Clinically reviewed by Dr. Raj Patel, MDData verified by Dr. Amina Khan, MD

Frequently Asked Questions

Do CRNAs make more than anesthesiologists?

On average, no — anesthesiologist mean pay is well above $330,000 versus around $214,000 for CRNAs. But CRNAs reach attending-level pay 4–5 years sooner with much less debt, so lifetime ROI on training time is often higher. Locum CRNAs can earn $300,000+ in some markets.

Can a CRNA do everything an anesthesiologist does?

Most general OR cases, yes — including airway management, regional anesthesia, and general anesthesia. Cardiac, complex pediatrics, transplants, and interventional pain medicine remain primarily physician-staffed in most U.S. centers. Scope also depends on whether your state has opted out of federal supervision rules.

Which is harder to get into, anesthesiology residency or CRNA school?

Both are competitive in different ways. CRNA programs accept roughly 25–30% of applicants and require 1–2 years of ICU experience plus a strong BSN GPA. Anesthesiology residency match rate is around 95% for U.S. seniors but requires getting into medical school first, which is a much harder filter.

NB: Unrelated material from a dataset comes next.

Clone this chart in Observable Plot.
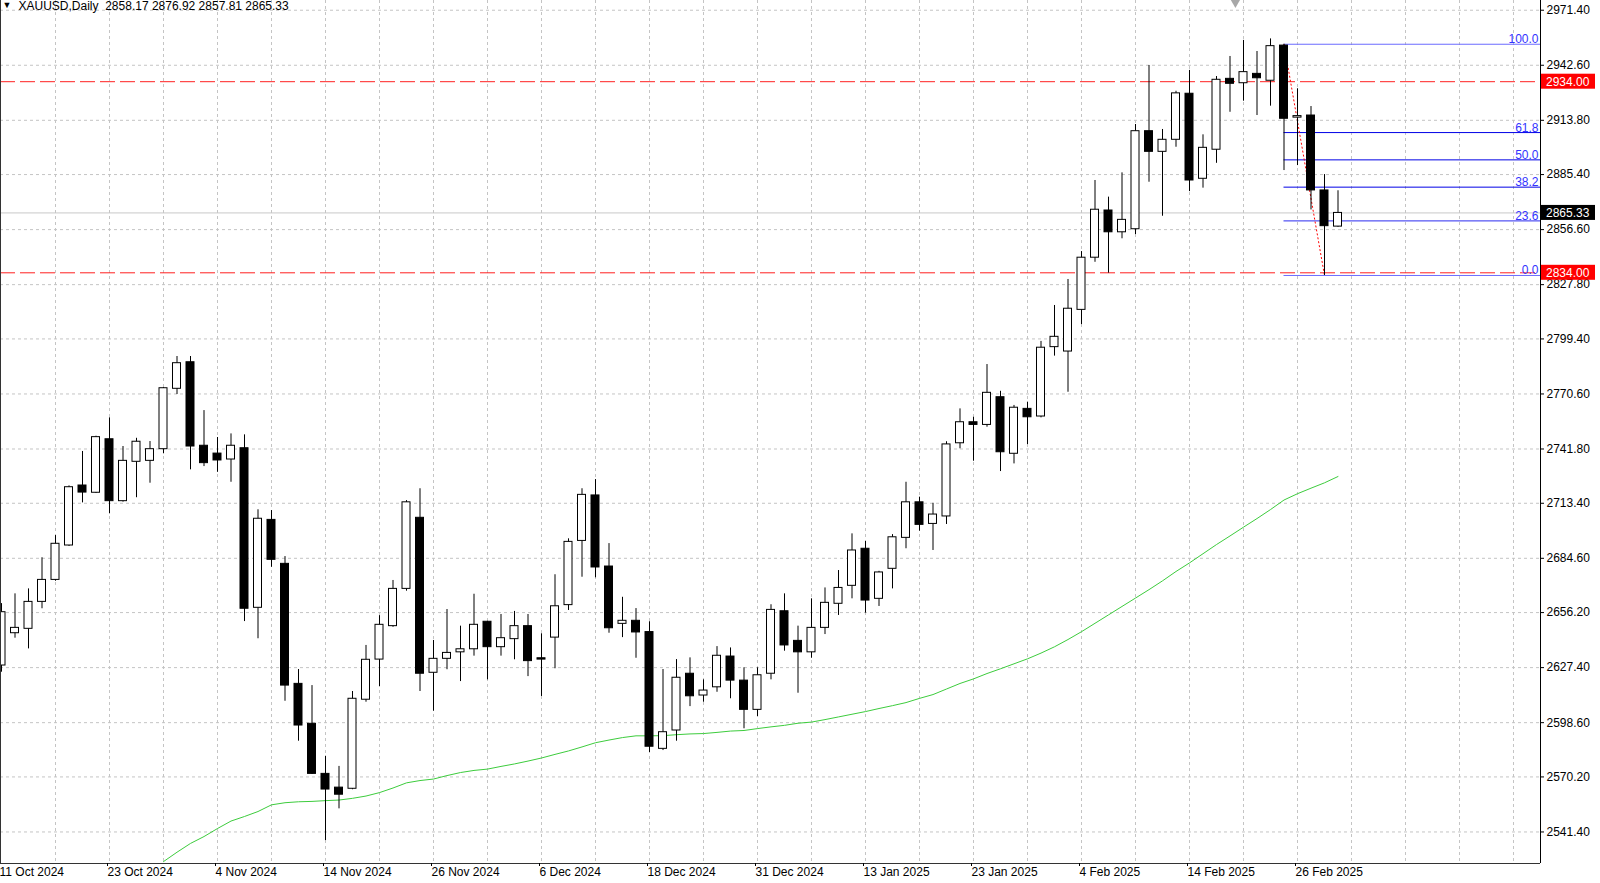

What states allow CRNAs to practice without physician supervision?

More than 25 states have opted out of the federal Medicare physician supervision rule, including Iowa, Nebraska, Kansas, North Dakota, and Montana. State nurse practice acts also vary. Opt-out states typically have higher CRNA pay because more solo and rural positions exist.

Can I become a CRNA after medical school instead of residency?

No. CRNA is a nursing path that requires a BSN, an active RN license, and ICU experience as an RN. If you've completed medical school, the natural step is anesthesiology residency, not CRNA training.